Night City remains. But the world grows.
Johnny Silverhand isn't finished
Keanu Reeves confirmed his return desire to IGN last September. "Absolutely. I'd love to play Johnny Silverhand again." The rockerboy terrorist became the franchise's beating heart — a digital ghost haunting V's neural architecture. His return isn't fan service. It's narrative architecture. Whatever Cyberpunk 2 becomes, Johnny Silverhand bridges the games. He's the constant in a genre defined by obsolescence.
Pondsmith later corroborated Reeves' involvement, though details stay classified. Smart. The mystique sells itself.
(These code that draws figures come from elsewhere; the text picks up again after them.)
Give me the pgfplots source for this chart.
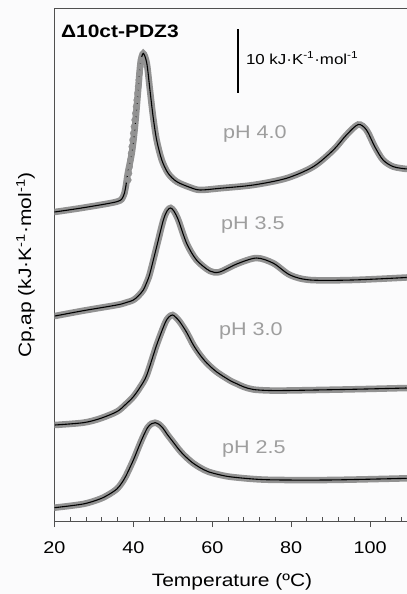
\documentclass[border=0pt]{standalone}
\usepackage{pgfplots}
\usepackage{pgfplotstable}
\pgfplotsset{compat=1.18}
\usepackage{fontspec}
\setmainfont{Liberation Sans}[FakeStretch=1.17]
\definecolor{band}{RGB}{146,146,146}
\definecolor{lab}{RGB}{158,158,158}
\definecolor{axc}{RGB}{80,80,80}
\definecolor{bg}{RGB}{251,251,252}

\pgfplotstableread{
T V
20.0 48.28
27.3 48.95
35.8 49.89
37.4 50.67
38.0 52.0
38.6 54.38
39.6 57.5
40.4 61.61
41.2 67.34
41.8 71.56
42.5 73.05
43.4 71.52
44.2 67.34
45.0 63.17
45.9 59.53
47.2 56.41
48.8 54.33
51.0 53.02
54.3 52.14
56.9 51.72
61.9 51.98
70.4 52.5
78.8 53.55
85.6 55.36
90.7 57.97
94.0 60.31
97.0 61.95
99.1 61.09
101.2 58.48
103.3 56.41
105.9 55.36
109.3 55.0
}\phfour

\pgfplotstableread{
T V
38.70 53.28
38.88 54.32
39.06 55.36
39.24 56.41
39.42 57.45
39.60 58.49
39.78 59.53
39.96 60.58
40.14 61.61
40.32 62.66
40.50 63.70
40.67 64.74
40.85 65.78
41.03 66.82
41.21 67.86
41.39 68.91
41.57 69.95
41.75 70.99
41.93 72.03
}\phfourdots

\pgfplotstableread{
T V
20.1 32.03
27.3 32.86
35.8 33.75
38.0 34.1
40.0 34.53
41.3 35.2
42.5 36.09
43.4 37.3
44.2 38.70
45.9 42.86
47.6 47.03
48.6 48.5
49.45 48.91
50.3 48.4
51.4 47.03
53.5 43.39
56.0 40.78
59.4 39.06
61.9 38.91
66.2 40.16
71.2 41.09
75.5 40.27
79.7 38.44
84.8 37.66
95.7 37.66
109.3 38.05
}\phthreefive

\pgfplotstableread{
T V
20.1 15.0
27.3 15.36
31.5 16.0
35.8 17.08
38.0 18.2
40.0 19.42
41.8 21.0
43.4 22.81
45.9 27.5
48.0 30.89
49.0 31.88
49.95 32.19
50.8 31.8
51.8 31.1
53.5 29.48
55.2 27.5
56.9 25.94
58.6 24.69
61.1 23.3
64.5 21.95
66.2 21.45
68.0 20.95
70.4 20.55
74.0 20.4
78.8 20.39
95.7 20.58
109.3 20.78
}\phthree

\pgfplotstableread{
T V
20.0 2.08
27.3 2.66
31.5 3.44
33.8 4.15
35.8 5.0
37.0 5.9
38.1 7.03
40.0 9.53
41.3 11.5
42.4 13.1
43.6 14.6
44.6 15.2
45.5 15.36
46.5 15.1
47.5 14.5
48.5 13.6
49.5 12.8
50.5 12.0
51.5 11.2
52.5 10.5
53.5 9.9
55.0 9.1
57.0 8.3
59.0 7.7
62.0 7.2
65.3 6.85
73.8 6.45
89.8 6.41
109.3 6.67
}\phtwofive

\begin{document}
\begin{tikzpicture}
\fill[bg] (-54.5bp,-73bp) rectangle (352.5bp,521bp);
\begin{axis}[
  at={(0,0)}, anchor=south west,
  scale only axis, width=355bp, height=512bp,
  xmin=20, xmax=110, ymin=0, ymax=80,
  xtick={20,40,...,120}, ytick=\empty,
  minor x tick num=4,
  xtick pos=left,
  xtick align=outside,
  major tick length=6bp, minor tick length=4bp,
  every minor tick/.append style={yshift=4bp},
  axis line style={axc, line width=1bp},
  every tick/.append style={axc, line width=0.9bp},
  /pgf/number format/assume math mode=true,
  ticklabel style={font=\fontsize{17}{20}\selectfont},
  xticklabel style={yshift=-11bp},
  xlabel={Temperature (ºC)},
  ylabel={Cp,ap (kJ·K\textsuperscript{-1}·mol\textsuperscript{-1})},
  label style={font=\fontsize{18}{21}\selectfont},
  xlabel style={at={(axis description cs:0.5,-0.127)}, anchor=base},
  ylabel style={at={(axis description cs:-0.0656,0.5)}, anchor=base},
]
% gray data bands
\addplot[color=band, line width=6.5bp, smooth, line cap=round] table {\phfour};
\addplot[color=band, only marks, mark=*, mark size=3.2bp, mark options={draw=band, fill=band, line width=0.1bp}] table {\phfourdots};
\addplot[color=band, line width=6.5bp, smooth, line cap=round] table {\phthreefive};
\addplot[color=band, line width=6.5bp, smooth, line cap=round] table {\phthree};
\addplot[color=band, line width=6.5bp, smooth, line cap=round] table {\phtwofive};
% black fits
\addplot[black, line width=1.1bp, smooth] table {\phfour};
\addplot[black, line width=1.1bp, smooth] table {\phthreefive};
\addplot[black, line width=1.1bp, smooth] table {\phthree};
\addplot[black, line width=1.1bp, smooth] table {\phtwofive};
% scale bar
\addplot[black, line width=1.3bp] coordinates {(66.5,66.875) (66.5,76.875)};
\node[anchor=base west, inner sep=0, font=\fontsize{18}{21}\selectfont\bfseries] at (axis cs:21.6,75.5) {Δ10ct-PDZ3};
\node[anchor=base west, inner sep=0, font=\fontsize{14.5}{18}\selectfont] at (axis cs:68.5,71.4) {10 kJ·K\textsuperscript{-1}·mol\textsuperscript{-1}};
\node[anchor=base west, inner sep=0, text=lab, font=\fontsize{18.5}{22}\selectfont] at (axis cs:62.7,59.69) {pH 4.0};
\node[anchor=base west, inner sep=0, text=lab, font=\fontsize{18.5}{22}\selectfont] at (axis cs:62.2,45.47) {pH 3.5};
\node[anchor=base west, inner sep=0, text=lab, font=\fontsize{18.5}{22}\selectfont] at (axis cs:61.7,29.06) {pH 3.0};
\node[anchor=base west, inner sep=0, text=lab, font=\fontsize{18.5}{22}\selectfont] at (axis cs:62.45,10.47) {pH 2.5};
\end{axis}
\pgfresetboundingbox
\path[use as bounding box] (-54.5bp,-73bp) rectangle (352.5bp,521bp);
\end{tikzpicture}
\end{document}
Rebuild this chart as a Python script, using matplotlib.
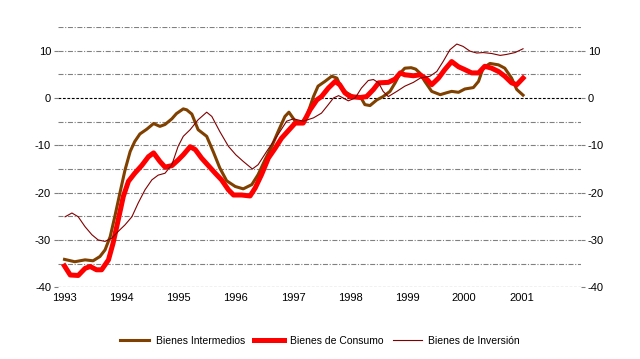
import numpy as np
import matplotlib
matplotlib.use('Agg')
import matplotlib.pyplot as plt

plt.rcParams['font.family'] = ['Liberation Sans', 'DejaVu Sans']

# Bienes Intermedios (años decimales, valores)
inter_x = [1993.00, 1993.18, 1993.36, 1993.50, 1993.62, 1993.71, 1993.80, 1993.88, 1993.97,
           1994.06, 1994.15, 1994.23, 1994.32, 1994.44, 1994.56, 1994.67, 1994.76, 1994.88,
           1994.96, 1995.08, 1995.14, 1995.23, 1995.34, 1995.49, 1995.61, 1995.72, 1995.84,
           1995.99, 1996.13, 1996.28, 1996.39, 1996.51, 1996.63, 1996.74, 1996.86, 1996.93,
           1997.04, 1997.15, 1997.24, 1997.36, 1997.44, 1997.56, 1997.68, 1997.77, 1997.85,
           1997.94, 1998.06, 1998.18, 1998.26, 1998.35, 1998.47, 1998.58, 1998.70, 1998.79,
           1998.88, 1998.96, 1999.07, 1999.15, 1999.22, 1999.31, 1999.43, 1999.58, 1999.69,
           1999.78, 1999.90, 2000.01, 2000.16, 2000.25, 2000.33, 2000.45, 2000.60, 2000.71,
           2000.83, 2000.92, 2001.03]
inter_y = [-34.1, -34.6, -34.2, -34.4, -33.5, -32.1, -29.3, -25.1, -20.1,
           -15.2, -11.3, -9.2, -7.6, -6.6, -5.4, -6.0, -5.6, -4.4,
           -3.3, -2.3, -2.5, -3.4, -6.7, -8.1, -11.5, -14.8, -17.5,
           -18.7, -19.2, -18.3, -16.2, -13.1, -10.2, -7.1, -3.9, -3.0,
           -4.9, -5.2, -3.9, 0.3, 2.5, 3.5, 4.6, 4.2, 2.1,
           1.1, 0.3, 0.3, -1.4, -1.6, -0.4, 0.3, 1.4, 3.2,
           5.3, 6.3, 6.4, 6.1, 5.3, 3.5, 1.4, 0.7, 1.1,
           1.4, 1.2, 1.9, 2.2, 3.5, 6.3, 7.3, 7.0, 6.3,
           4.2, 1.8, 0.6]

# Bienes de Consumo
cons_x = [1993.00, 1993.10, 1993.24, 1993.36, 1993.45, 1993.56, 1993.65, 1993.77, 1993.85,
          1993.94, 1994.03, 1994.12, 1994.23, 1994.35, 1994.47, 1994.56, 1994.67, 1994.76,
          1994.88, 1994.99, 1995.08, 1995.20, 1995.29, 1995.40, 1995.52, 1995.64, 1995.75,
          1995.87, 1995.96, 1996.10, 1996.25, 1996.34, 1996.45, 1996.57, 1996.69, 1996.80,
          1996.92, 1997.04, 1997.18, 1997.30, 1997.42, 1997.50, 1997.62, 1997.74, 1997.82,
          1997.91, 1998.00, 1998.18, 1998.29, 1998.41, 1998.50, 1998.67, 1998.79, 1998.88,
          1998.96, 1999.11, 1999.23, 1999.35, 1999.43, 1999.55, 1999.66, 1999.78, 1999.90,
          2000.01, 2000.13, 2000.25, 2000.36, 2000.48, 2000.60, 2000.71, 2000.83, 2000.92,
          2001.03]
cons_y = [-35.5, -37.4, -37.5, -36.0, -35.6, -36.3, -36.3, -34.2, -30.7,
          -25.8, -20.8, -17.6, -15.9, -14.3, -12.4, -11.6, -13.4, -14.6,
          -14.3, -13.1, -12.0, -10.3, -10.9, -12.7, -14.3, -15.9, -17.3,
          -19.4, -20.5, -20.5, -20.7, -19.0, -16.2, -12.7, -10.6, -8.5,
          -6.9, -5.3, -5.3, -2.5, -0.4, 0.3, 2.1, 3.5, 2.8,
          1.1, 0.3, 0.1, 0.3, 1.8, 3.2, 3.3, 4.0, 5.3,
          4.9, 4.7, 4.9, 3.9, 2.8, 4.2, 6.0, 7.7, 6.6,
          6.0, 5.3, 5.3, 6.7, 6.3, 5.6, 4.6, 3.2, 2.8,
          4.2]

# Bienes de Inversión
inv_x = [1993.01, 1993.13, 1993.24, 1993.36, 1993.48, 1993.59, 1993.71, 1993.83, 1993.94,
         1994.06, 1994.18, 1994.29, 1994.41, 1994.53, 1994.64, 1994.76, 1994.88, 1994.99,
         1995.08, 1995.20, 1995.34, 1995.49, 1995.58, 1995.72, 1995.87, 1996.00, 1996.13,
         1996.29, 1996.39, 1996.54, 1996.72, 1996.89, 1997.01, 1997.18, 1997.36, 1997.50,
         1997.62, 1997.71, 1997.80, 1997.88, 1997.97, 1998.09, 1998.20, 1998.32, 1998.41,
         1998.50, 1998.58, 1998.67, 1998.82, 1998.96, 1999.11, 1999.23, 1999.40, 1999.52,
         1999.63, 1999.75, 1999.87, 1999.98, 2000.10, 2000.22, 2000.33, 2000.48, 2000.63,
         2000.74, 2000.89, 2001.03]
inv_y = [-25.1, -24.3, -25.1, -27.2, -28.9, -30.0, -30.3, -29.6, -28.2,
         -26.8, -25.1, -22.2, -19.4, -17.3, -16.3, -15.9, -14.1, -10.2,
         -8.1, -6.7, -4.6, -3.0, -3.9, -7.1, -10.2, -12.0, -13.4,
         -15.0, -14.1, -11.3, -8.1, -4.9, -4.4, -4.9, -4.2, -3.2,
         -1.4, 0.0, 0.5, 0.0, -0.6, 0.0, 2.1, 3.7, 3.9,
         3.2, 1.4, 0.3, 1.4, 2.5, 3.3, 4.2, 4.6, 5.6,
         7.7, 10.2, 11.4, 10.9, 9.9, 9.5, 9.6, 9.4, 9.0,
         9.2, 9.6, 10.4]

years = list(range(1993, 2002))
grid_levels = [15, 10, 5, -5, -10, -15, -20, -25, -30, -35]
labeled = [10, 0, -10, -20, -30, -40]

fig = plt.figure(figsize=(6.4, 3.59), dpi=100)
ax = fig.add_axes([58 / 640, 1 - 287.3 / 359, 523 / 640, 260.3 / 359])

for lv in grid_levels:
    ax.axhline(lv, color='#808080', lw=0.8, ls=(0, (4.5, 1.5, 1, 1.5)), zorder=1)
for lv in [0, -40]:
    ax.axhline(lv, color='black', lw=0.8, ls=(0, (2.5, 1.5)), zorder=1)

ax.plot(inter_x, inter_y, color='#804000', lw=2.2, label='Bienes Intermedios', zorder=3)
ax.plot(cons_x, cons_y, color='#ff0000', lw=3.6, label='Bienes de Consumo', zorder=4)
ax.plot(inv_x, inv_y, color='#800000', lw=0.8, label='Bienes de Inversión', zorder=5)

ax.set_xlim(1992.886, 2002.045)
ax.set_ylim(-40, 15)
ax.set_yticks(labeled)
ax.set_yticklabels([str(v) for v in labeled])
ax.set_xticks(years)
ax.set_xticklabels([str(y) for y in years])
for s in ax.spines.values():
    s.set_visible(False)
ax.tick_params(axis='y', which='both', left=True, right=True, labelleft=True, labelright=True,
               length=3, width=0.8, color='#808080', labelsize=8, pad=2)
ax.tick_params(axis='x', length=0, labelsize=8, pad=4)

fig.legend(loc='center', bbox_to_anchor=(0.5, 1 - 341 / 359), ncol=3, frameon=False,
           fontsize=7.5, handlelength=2.8, handletextpad=0.6, columnspacing=0.9)

fig.savefig('out.png', dpi=100)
Redemption isn't a finish line
Nowakowski admitted recently that CD Projekt hasn't completed a "full redemption arc." That honesty — rare in corporate communications — reveals the studio's actual mindset. They're not celebrating. They're building.
The 40 million figure represents something rarer than sales: trust rebuilt. Sony delisted the game. Refunds flooded in. Memes mocked the police AI, the T-posing NPCs, the broken promises. CD Projekt responded with patches, free DLC, a next-gen update, and Phantom Liberty — an expansion that reviewed better than the base game at launch. They earned the sequel before they announced it.
The anime factor
Edgerunners 2 arriving this fall. The first series, produced by Studio Trigger, didn't just boost player counts — it expanded the franchise's cultural vocabulary. It proved Cyberpunk works without a controller in hand. That matters. Transmedia isn't a buzzword here; it's a moat. While competitors chase live-service pivots, CD Projekt builds narrative ecosystems.
The timing isn't accidental. Edgerunners 2 primes the pump. Project Orion follows. The anime keeps the universe alive between game cycles — a lesson learned from The Witcher's Netflix adaptation.
What 40 million actually buys
Creative freedom. Budget insulation. Talent retention. The developers who weathered the crunch, the backlash, the redemption — they stay. They build the next thing with institutional knowledge intact. That's the "great foundation" Nowakowski referenced. Not the money. The team.
Cyberpunk 2077's launch was a case study in hubris. Its recovery is a case study in craft. The sequel inherits both legacies.
Chicago gone wrong. Johnny Silverhand returns. Night City endures. The numbers justify the ambition. Now CD Projekt has to deliver — again.